Mongolia is a pretty small country with only 3,179,997 people it is ranked as the 135 most populated country in the world. Unlike a few other countries in the South Eastern area of Asia it is going through a sort of economic boom through all of its natural resources. The economic boom that it is going through the mining industry. Its main natural resources are coal (thermal and metallurgical), copper, molybdenum, silver, iron, phosphates, tin, nickel, zinc, wolfram, fluorspar, gold, uranium, and petroleum.
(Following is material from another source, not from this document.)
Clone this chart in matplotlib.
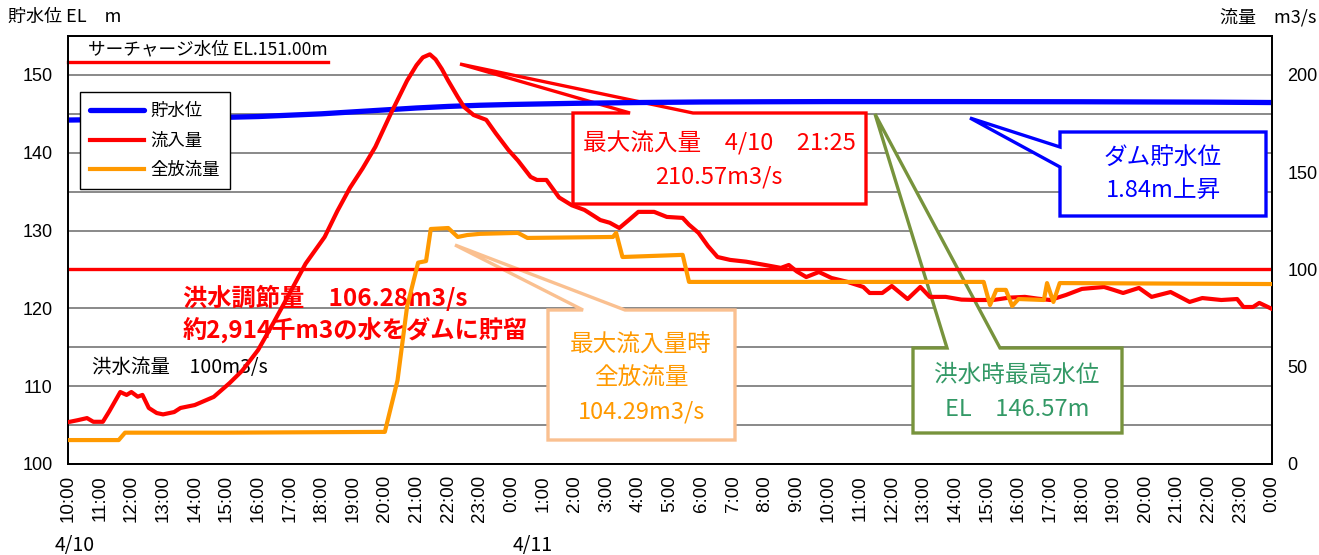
import matplotlib
matplotlib.use('Agg')
import matplotlib.pyplot as plt
from matplotlib.patches import Polygon
from matplotlib.ticker import MultipleLocator

plt.rcParams['font.family'] = ['Noto Sans CJK JP', 'DejaVu Sans']

# time axis: hours counted from 4/10 10:00
level_h = [0, 2, 4, 6, 8, 10, 11, 12, 13, 14, 16, 18, 20, 22, 24, 28, 32, 36, 38]
level = [144.2, 144.3, 144.45, 144.65, 145.0, 145.5, 145.75, 145.95, 146.1, 146.2,
         146.35, 146.45, 146.52, 146.55, 146.57, 146.57, 146.55, 146.5, 146.45]

inflow_h = [0.0, 0.3, 0.6, 0.8, 1.1, 1.3, 1.65, 1.85, 2.0, 2.2, 2.35, 2.55, 2.8, 3.0,
            3.35, 3.55, 4.0, 4.6, 5.1, 5.5, 6.0, 6.5, 7.0, 7.5, 8.1, 8.5, 8.9, 9.3,
            9.7, 10.2, 10.7, 11.0, 11.2, 11.42, 11.6, 11.8, 12.0, 12.3, 12.5, 12.8,
            13.2, 13.5, 13.9, 14.2, 14.6, 14.8, 15.1, 15.5, 15.9, 16.3, 16.6, 16.8,
            17.1, 17.4, 17.7, 18.0, 18.5, 18.9, 19.4, 19.6, 19.9, 20.2, 20.5, 20.9,
            21.4, 22.0, 22.5, 22.75, 23.0, 23.3, 23.7, 24.1, 24.6, 25.1, 25.3, 25.7,
            26.0, 26.5, 26.9, 27.2, 27.7, 28.2, 28.7, 29.2, 29.7, 30.2, 30.6, 31.0,
            31.5, 32.0, 32.7, 33.0, 33.3, 33.8, 34.2, 34.8, 35.4, 35.8, 36.4, 36.9,
            37.1, 37.4, 37.6, 38.0]
inflow = [21.5, 22.5, 23.6, 21.7, 21.7, 27, 37, 35.5, 37, 34.6, 35.5, 28.8, 26.2, 25.5,
          26.7, 28.8, 30.3, 34.5, 41.6, 48, 58.6, 73, 87.9, 103, 116.7, 130, 142, 152,
          163, 180.5, 197, 205, 209, 210.57, 208, 203, 197, 188.7, 183.5, 179.4,
          176.9, 170, 161.4, 156, 147.6, 146, 146, 137, 133, 130.6, 127.5, 125.4,
          124, 121.3, 125.4, 129.6, 129.6, 127, 126.5, 123, 118.8, 112, 106.4, 104.9,
          104, 102.3, 100.8, 102.3, 99, 96.1, 98.7, 95.6, 93.6, 91, 87.9, 87.9,
          91.5, 84.8, 91, 85.9, 85.9, 84.5, 84.3, 84.3, 85.5, 85.9, 85, 84.3,
          86.9, 90, 91, 89.5, 87.9, 90.5, 85.9, 88.4, 83.3, 85.3, 84.3, 84.8,
          80.7, 80.7, 82.8, 79.7]

outflow_h = [0.0, 1.6, 1.8, 5.0, 9.9, 10.0, 10.4, 10.7, 11.05, 11.3, 11.45, 12.0, 12.3,
             12.6, 13.0, 14.2, 14.5, 17.2, 17.3, 17.5, 19.4, 19.6, 28.9, 29.1, 29.3,
             29.6, 29.8, 30.0, 30.8, 30.9, 31.1, 31.3, 38.0]
outflow = [12.3, 12.3, 16.1, 16.1, 16.5, 16.5, 43, 80.7, 103.5, 104.29, 120.8, 121.3, 116.7,
           117.7, 118.3, 118.8, 116.2, 116.7, 118.8, 106.4, 107.5, 93.6, 93.6, 81.7, 89.5,
           89.5, 81.2, 84.8, 84.3, 93, 83.3, 93, 92.5]

hour_labels = ['10:00', '11:00', '12:00', '13:00', '14:00', '15:00', '16:00', '17:00',
               '18:00', '19:00', '20:00', '21:00', '22:00', '23:00', '0:00', '1:00',
               '2:00', '3:00', '4:00', '5:00', '6:00', '7:00', '8:00', '9:00', '10:00',
               '11:00', '12:00', '13:00', '14:00', '15:00', '16:00', '17:00', '18:00',
               '19:00', '20:00', '21:00', '22:00', '23:00', '0:00']
left_ticks = [100, 110, 120, 130, 140, 150]
right_ticks = [0, 50, 100, 150, 200]
flood_flow = 100

W, H = 1319, 555


def fx(px):
    return px / W


def fy(py):
    return 1 - py / H


fig = plt.figure(figsize=(W / 100, H / 100), dpi=100)
ax = fig.add_axes([fx(68), fy(464), fx(1272) - fx(68), fy(36) - fy(464)])
ax2 = ax.twinx()

ax.set_xlim(0, 38)
ax.set_ylim(100, 155)
ax2.set_ylim(0, 220)

ax.set_axisbelow(True)
ax.set_yticks(left_ticks)
ax.yaxis.set_minor_locator(MultipleLocator(5))
ax.grid(axis='y', which='both', color='#808080', lw=1.3)
ax.set_xticks(range(len(hour_labels)))
ax.set_xticklabels(hour_labels, rotation=90, family='Liberation Sans', fontsize=13.5)
ax.tick_params(axis='x', length=0, pad=8)
ax.tick_params(axis='y', which='both', length=0, pad=11, labelsize=13)
ax2.set_yticks(right_ticks)
ax2.tick_params(axis='y', length=0, pad=11, labelsize=13)
for lab in ax.get_yticklabels() + ax2.get_yticklabels():
    lab.set_family('Liberation Sans')
for a in (ax, ax2):
    for s in a.spines.values():
        s.set_linewidth(1.3)

l1, = ax.plot(level_h, level, color='#0000FF', lw=3.8, label='貯水位', zorder=3,
              solid_capstyle='round')
l2, = ax2.plot(inflow_h, inflow, color='#FF0000', lw=3.0, label='流入量', zorder=3,
               solid_joinstyle='round')
l3, = ax2.plot(outflow_h, outflow, color='#FF9900', lw=3.0, label='全放流量', zorder=3,
               solid_joinstyle='round')
ax2.axhline(flood_flow, color='#FF0000', lw=2.4, zorder=2)

leg = ax2.legend(handles=[l1, l2, l3], loc='upper left',
                 bbox_to_anchor=(fx(80), fy(92)), bbox_transform=fig.transFigure,
                 borderaxespad=0, fontsize=12.5, handlelength=3.1, handletextpad=0.35,
                 labelspacing=0.65, borderpad=0.6, fancybox=False, framealpha=1)
leg.get_frame().set_edgecolor('black')
leg.get_frame().set_linewidth(1.0)
leg.set_zorder(5)

# axis titles and date labels
fig.text(fx(8), fy(17), '貯水位 EL　m', fontsize=13, va='center', ha='left')
fig.text(fx(1316), fy(17), '流量　m3/s', fontsize=13, va='center', ha='right')
fig.text(fx(75), fy(545), '4/10', fontsize=14, va='center', ha='center')
fig.text(fx(533), fy(545), '4/11', fontsize=14, va='center', ha='center')

# surcharge level marker
ax.plot([fx(68), fx(328)], [fy(62), fy(62)], transform=fig.transFigure, color='#FF0000',
        lw=2.4, clip_on=False)
ax.text(fx(88), fy(49), 'サーチャージ水位 EL.151.00m', transform=fig.transFigure,
        fontsize=12.7, va='center', ha='left')

ax.text(fx(183), fy(298), '洪水調節量　106.28m3/s', transform=fig.transFigure,
        fontsize=17.5, fontweight='bold', color='#FF0000', va='center', ha='left', zorder=3)
ax.text(fx(183), fy(331), '約2,914千m3の水をダムに貯留', transform=fig.transFigure,
        fontsize=17.5, fontweight='bold', color='#FF0000', va='center', ha='left', zorder=3)
ax.text(fx(92), fy(368), '洪水流量　100m3/s', transform=fig.transFigure,
        fontsize=14, color='black', va='center', ha='left', zorder=3)


def callout(pts, edge, lw):
    poly = Polygon([(fx(x), fy(y)) for x, y in pts], closed=True, transform=fig.transFigure,
                   facecolor='white', edgecolor=edge, lw=lw, zorder=1, clip_on=False,
                   joinstyle='miter')
    ax.add_patch(poly)


callout([(573, 113), (630, 113), (460, 64), (693, 113), (866, 113), (866, 204), (573, 204)],
        '#FF0000', 2.4)
ax.text(fx(719), fy(143), '最大流入量　4/10　21:25', transform=fig.transFigure, fontsize=17,
        color='#FF0000', ha='center', va='center')
ax.text(fx(719), fy(177), '210.57m3/s', transform=fig.transFigure, fontsize=17,
        color='#FF0000', ha='center', va='center')

callout([(1060, 132), (1266, 132), (1266, 216), (1060, 216), (1060, 167), (970, 118),
         (1060, 147)], '#0000FF', 2.4)
ax.text(fx(1163), fy(157), 'ダム貯水位', transform=fig.transFigure, fontsize=17,
        color='#0000FF', ha='center', va='center')
ax.text(fx(1163), fy(190), '1.84m上昇', transform=fig.transFigure, fontsize=17,
        color='#0000FF', ha='center', va='center')

callout([(913, 348), (947, 348), (875, 114), (1000, 348), (1122, 348), (1122, 433),
         (913, 433)], '#77933C', 2.4)
ax.text(fx(1017), fy(375), '洪水時最高水位', transform=fig.transFigure, fontsize=17,
        color='#339966', ha='center', va='center')
ax.text(fx(1017), fy(410), 'EL　146.57m', transform=fig.transFigure, fontsize=17,
        color='#339966', ha='center', va='center')

callout([(548, 310), (583, 310), (455, 245), (625, 310), (735, 310), (735, 440),
         (548, 440)], '#FAC090', 2.4)
ax.text(fx(641), fy(345), '最大流入量時', transform=fig.transFigure, fontsize=17,
        color='#FF9900', ha='center', va='center')
ax.text(fx(641), fy(378), '全放流量', transform=fig.transFigure, fontsize=17,
        color='#FF9900', ha='center', va='center')
ax.text(fx(641), fy(412), '104.29m3/s', transform=fig.transFigure, fontsize=17,
        color='#FF9900', ha='center', va='center')

fig.savefig('out.png', dpi=100)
Although mining is the future of mongolia for the time being about 40% of its livelihood is agriculture. It its byproducts are livestock and byproducts, hay fodder, vegetables. Industry in mongolia 31% of 2010,  21.8% is mining, manufacturing is 6.5%, and utilities mainly electricity, gas and water are 2.4%. In conclusion economic activity in Mongolia was traditionally based on herding and agriculture but its extensive mineral deposits have attracted many foreign investors mostly China and is undergoing an permanent economic transformation through mining.
The economist says that not only mongolia is a treasure chest of geological wealth but its location is next to one of the world’s biggest market for natural minerals.
By: Rafiq Robinson


Hong Kong’s dollar is the ninth most traded currency in the world. Hong Kong’s economy is reported to be the most free economy in the world. While being a strong trade partner with the United States, Hong Kong has strong trade routines with many countries and it is the sole reaon that the economy stays so strong. In 2009, as a result of the global financial turmoil Hong Kong’s economic growth shrunk about 3% due to a lack of productive trading.
The region also has one of the lowest reported public debts in the world, virtually sitting at zero dollars in debt. Hong Kong can also quickly respond to changing circumstances due to a strong tie with China and an uncorrupted banking system. The region is thriving and the GDP of Hong Kong has risen approximately 180 times what it was in 1975.